Petra's impressive Monastery
monument is usually reached by hiking up the well-worn staircase which wraps
around the cliff face at the end of the main tourist route. Choosing to walk
the alternative backdoor route to the Monastery,
however, gives a sense of the trading tentacles that were the very reason for
the city's existence and prosperity.
About 10km from Petra’s main entrance are the ruins of Al-Barid
(also known as Little Petra), thought to have been a resting stop for the
mammoth camel-caravans bringing spice and incense to and from the city. From
here a trail snakes it way across the sandy plateau, passing Bedouin
encampments and camel herds, to a stone staircase that spirals its way through
the cliff edge to Petra. Local guides can be hired at the Al-Barid car park for
those unsure of finding the trail. Vertigo-inducing views plunge down to the
deep chasm of the gully on the staircase's edge, while the other side is
blocked by sheer cliff face.
Hike across the exposed rock balcony that juts out of the
sandstone mountain and the mammoth urn, which tops the facade of the Monastery,
will come into sight, poking above the nearby rocks. It is only a short
scramble up to the plateau where the mammoth bulk of the Monastery is carved
out of the towering cliffs.
Like all the back road routes in Petra, you will be lucky
to encounter more than a handful of other people along the way. The
archaeological park's vast area means that those willing to step off the
connect-the-dots trail of the main monument road will be rewarded by getting Petra's
spellbinding natural landscapes and half-forgotten ruins all to themselves.

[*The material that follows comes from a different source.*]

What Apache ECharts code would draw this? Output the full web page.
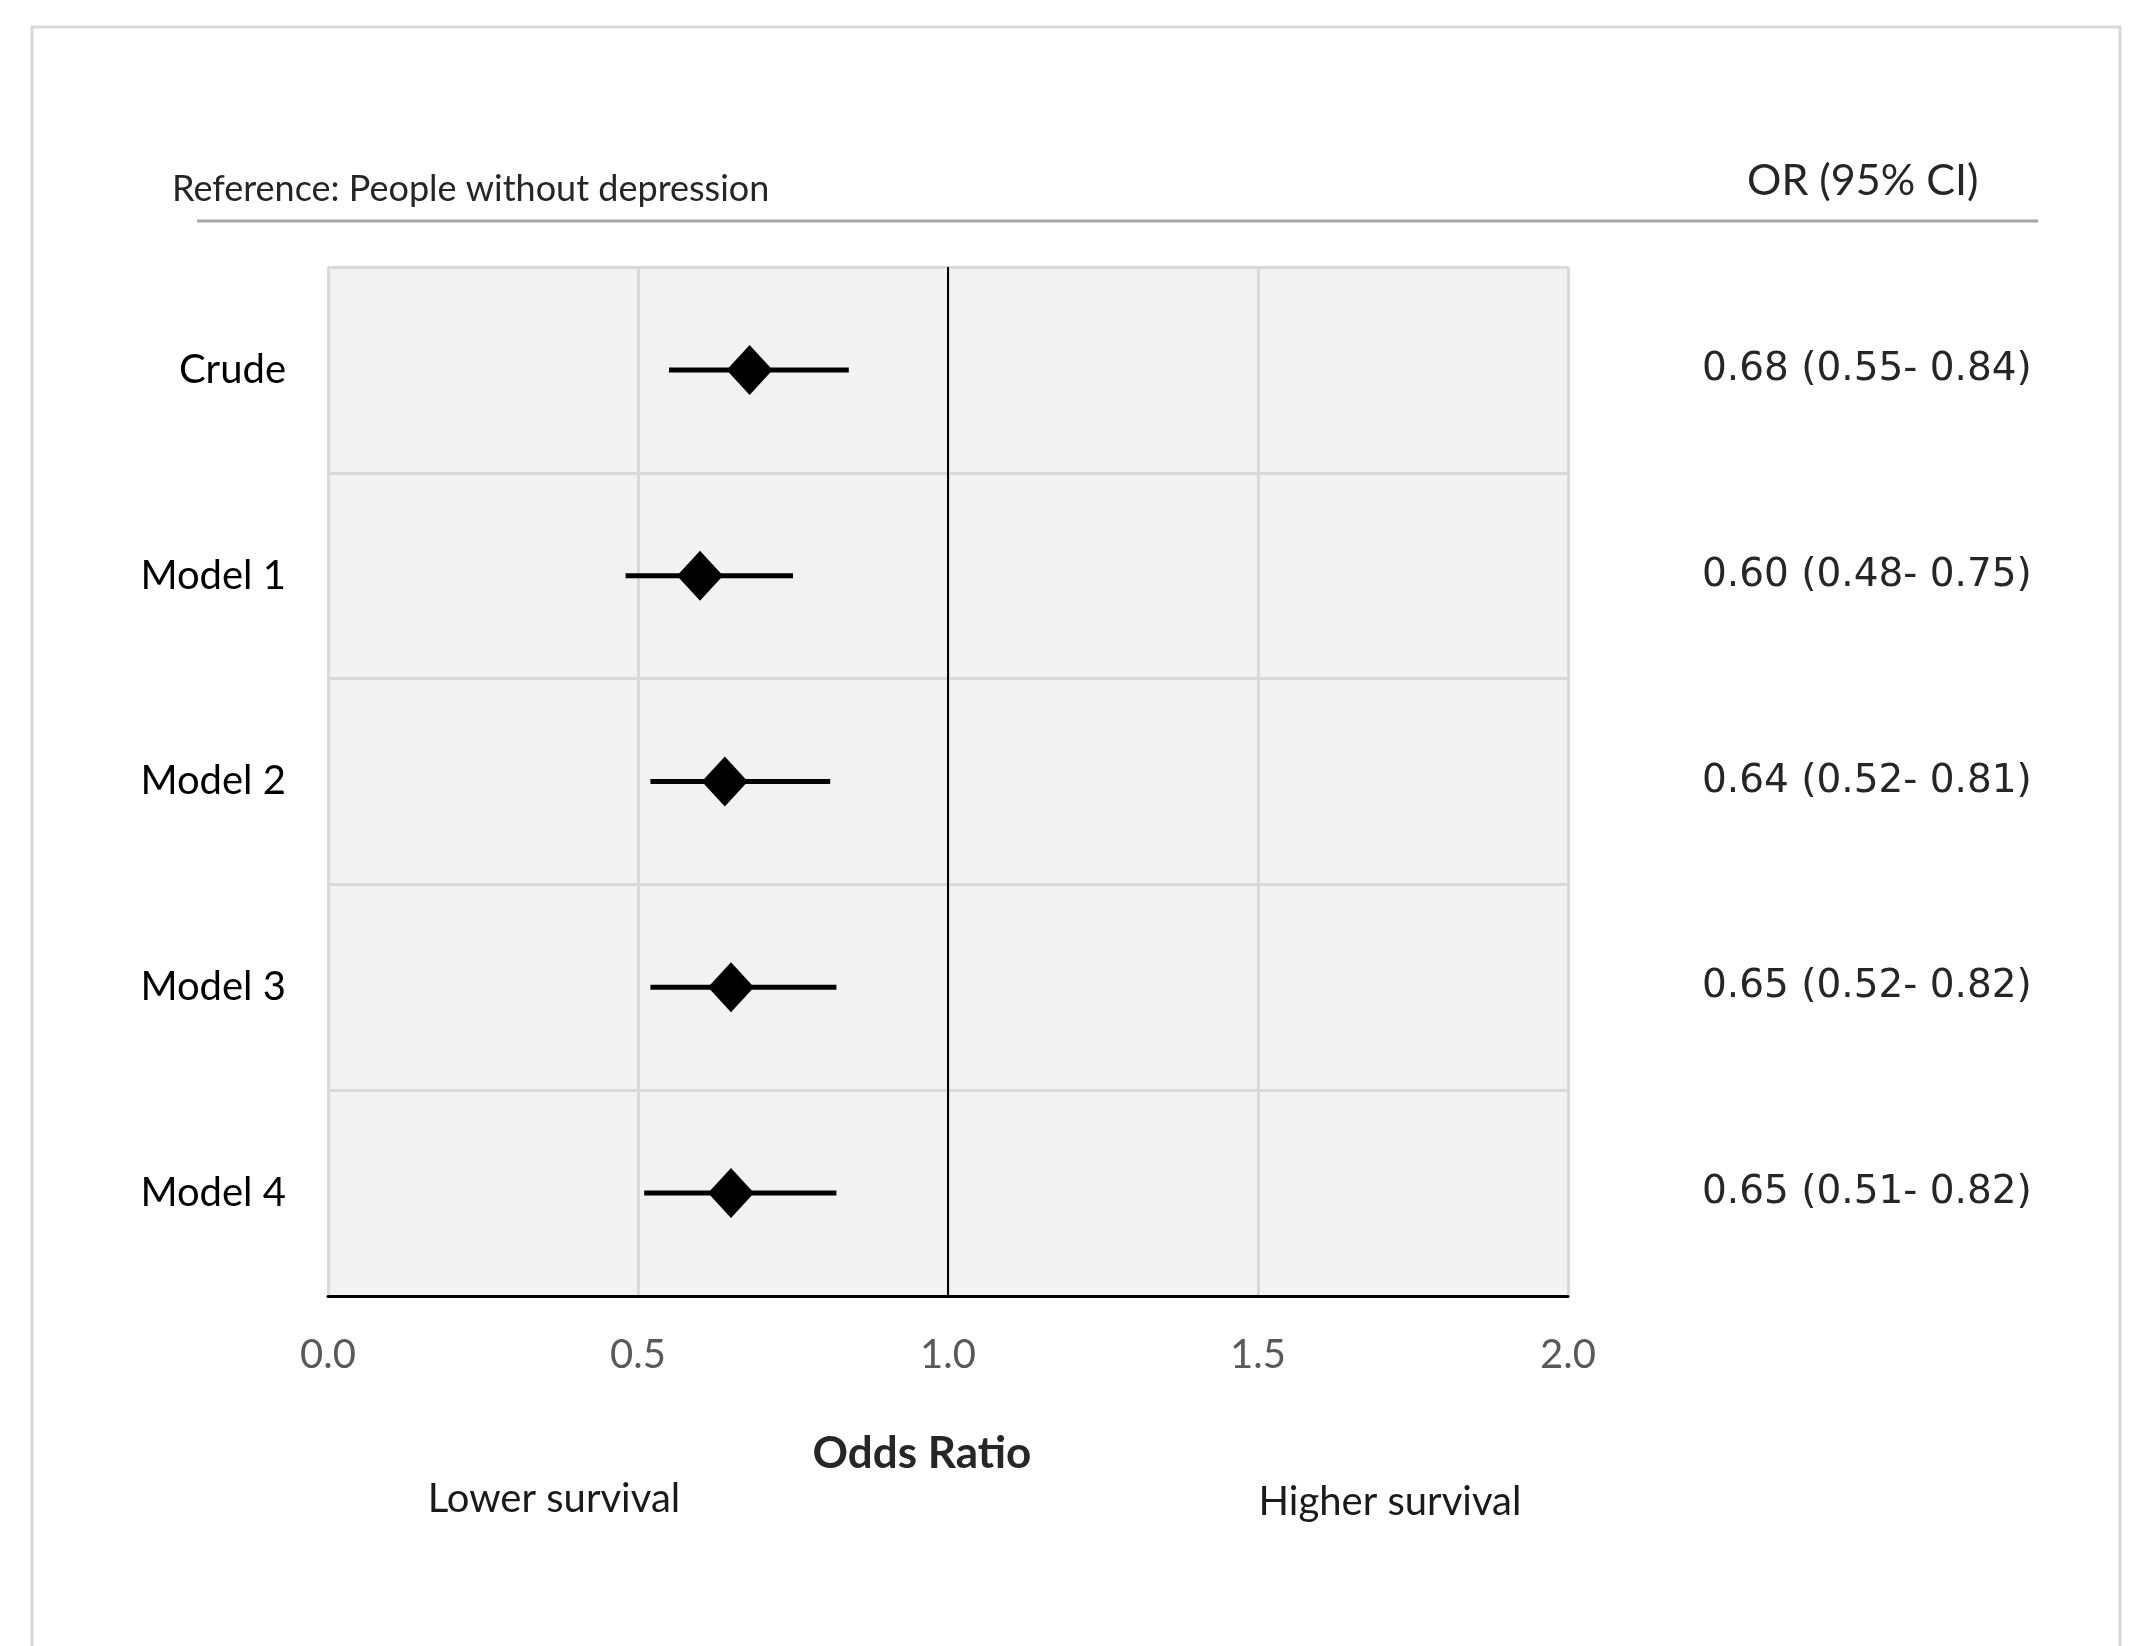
<!DOCTYPE html>
<html>
<head>
<meta charset="utf-8">
<script src="https://cdn.jsdelivr.net/npm/echarts@6/dist/echarts.min.js"></script>
<style>html,body{margin:0;padding:0;background:#fff}#c{width:2134px;height:1646px}</style>
</head>
<body>
<div id="c"></div>
<script>
const categories = ['Crude', 'Model 1', 'Model 2', 'Model 3', 'Model 4'];
const orValues = [0.68, 0.60, 0.64, 0.65, 0.65];
const ciLower = [0.55, 0.48, 0.52, 0.52, 0.51];
const ciUpper = [0.84, 0.75, 0.81, 0.82, 0.82];
const xMin = 0, xMax = 2, xInterval = 0.5;
const headerLeft = 'Reference: People without depression';
const headerRight = 'OR (95% CI)';
const axisTitle = 'Odds Ratio';
const leftNote = 'Lower survival';
const rightNote = 'Higher survival';

const orLabels = orValues.map((v, i) => v.toFixed(2) + ' (' + ciLower[i].toFixed(2) + '- ' + ciUpper[i].toFixed(2) + ')');

const FONT = 'Lato';
const chart = echarts.init(document.getElementById('c'), null, {renderer: 'canvas'});
const option = {
  backgroundColor: '#ffffff',
  animation: false,
  grid: {left: 328, top: 267, right: 566, bottom: 350, show: true, backgroundColor: '#f2f2f2', borderWidth: 0},
  graphic: [
    {type: 'rect', shape: {x: 32, y: 27, width: 2088, height: 1700}, style: {fill: null, stroke: '#d9d9d9', lineWidth: 3}, silent: true},
    {type: 'line', shape: {x1: 197, y1: 221, x2: 2038, y2: 221}, style: {stroke: '#a6a6a6', lineWidth: 3}, silent: true},
    {type: 'text', left: 172, top: 171, style: {text: headerLeft, font: '36px Lato', fill: '#262626'}},
    {type: 'text', left: 1747, top: 160, style: {text: headerRight, font: '43px Lato', fill: '#262626'}},
    {type: 'text', x: 554, y: 1499, style: {text: leftNote, font: '40px Lato', fill: '#1a1a1a', align: 'center', verticalAlign: 'middle'}},
    {type: 'text', x: 1390, y: 1502, style: {text: rightNote, font: '40px Lato', fill: '#1a1a1a', align: 'center', verticalAlign: 'middle'}}
  ],
  xAxis: {
    type: 'value', min: xMin, max: xMax, interval: xInterval,
    name: axisTitle, nameLocation: 'middle', nameGap: 136,
    nameTextStyle: {fontFamily: FONT, fontSize: 44, fontWeight: 'bold', color: '#262626', padding: [0, 52, 0, 0]},
    axisLine: {show: true, lineStyle: {color: '#000', width: 3}},
    axisTick: {show: false},
    axisLabel: {fontFamily: FONT, fontSize: 40, color: '#595959', margin: 39, formatter: v => v.toFixed(1)},
    splitLine: {show: true, lineStyle: {color: '#d9d9d9', width: 3}}
  },
  yAxis: [
    {
      type: 'category', data: categories, inverse: true, boundaryGap: true,
      axisLine: {show: false}, axisTick: {show: false},
      axisLabel: {fontFamily: FONT, fontSize: 40, color: '#000', margin: 42},
      splitLine: {show: true, lineStyle: {color: '#d9d9d9', width: 3}}
    },
    {
      type: 'category', data: categories, inverse: true, position: 'right',
      axisLine: {show: false}, axisTick: {show: false}, splitLine: {show: false},
      axisLabel: {fontFamily: 'DejaVu Sans', fontSize: 39, color: '#262626', margin: 134, align: 'left',
        formatter: (v, i) => orLabels[i]}
    }
  ],
  series: [
    {
      type: 'custom', yAxisIndex: 0,
      data: categories.map((c, i) => [ciLower[i], ciUpper[i], i]),
      renderItem: function (params, api) {
        const p1 = api.coord([api.value(0), api.value(2)]);
        const p2 = api.coord([api.value(1), api.value(2)]);
        return {type: 'line', shape: {x1: p1[0], y1: p1[1], x2: p2[0], y2: p2[1]}, style: {stroke: '#000', lineWidth: 5}};
      },
      markLine: {
        silent: true, symbol: 'none', label: {show: false},
        lineStyle: {color: '#000', width: 2, type: 'solid'},
        data: [{xAxis: 1}]
      },
      z: 3
    },
    {
      type: 'scatter', yAxisIndex: 0,
      data: categories.map((c, i) => [orValues[i], i]),
      symbol: 'diamond', symbolSize: [46, 50],
      itemStyle: {color: '#000', opacity: 1},
      z: 4
    }
  ]
};
chart.setOption(option);
</script>
</body>
</html>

Even as regional insecurity continues to affect neighbouring nations, Jordan
remains a safe and stable destination, perfect for travellers who want to dip
their toes in the Middle East.
Entry to Petra costs
50 Jordanian Dinars for one day, 55 JOD for two days, and 60 JOD for three days.
If you are planning on a full day hiking in the site, wear sensible walking
shoes and carry plenty of water and food. Although there are plenty of Bedouin-run
shacks on the main tourist route selling soft drinks, water and snacks, once you
are on the back roads supplies are difficult to come by.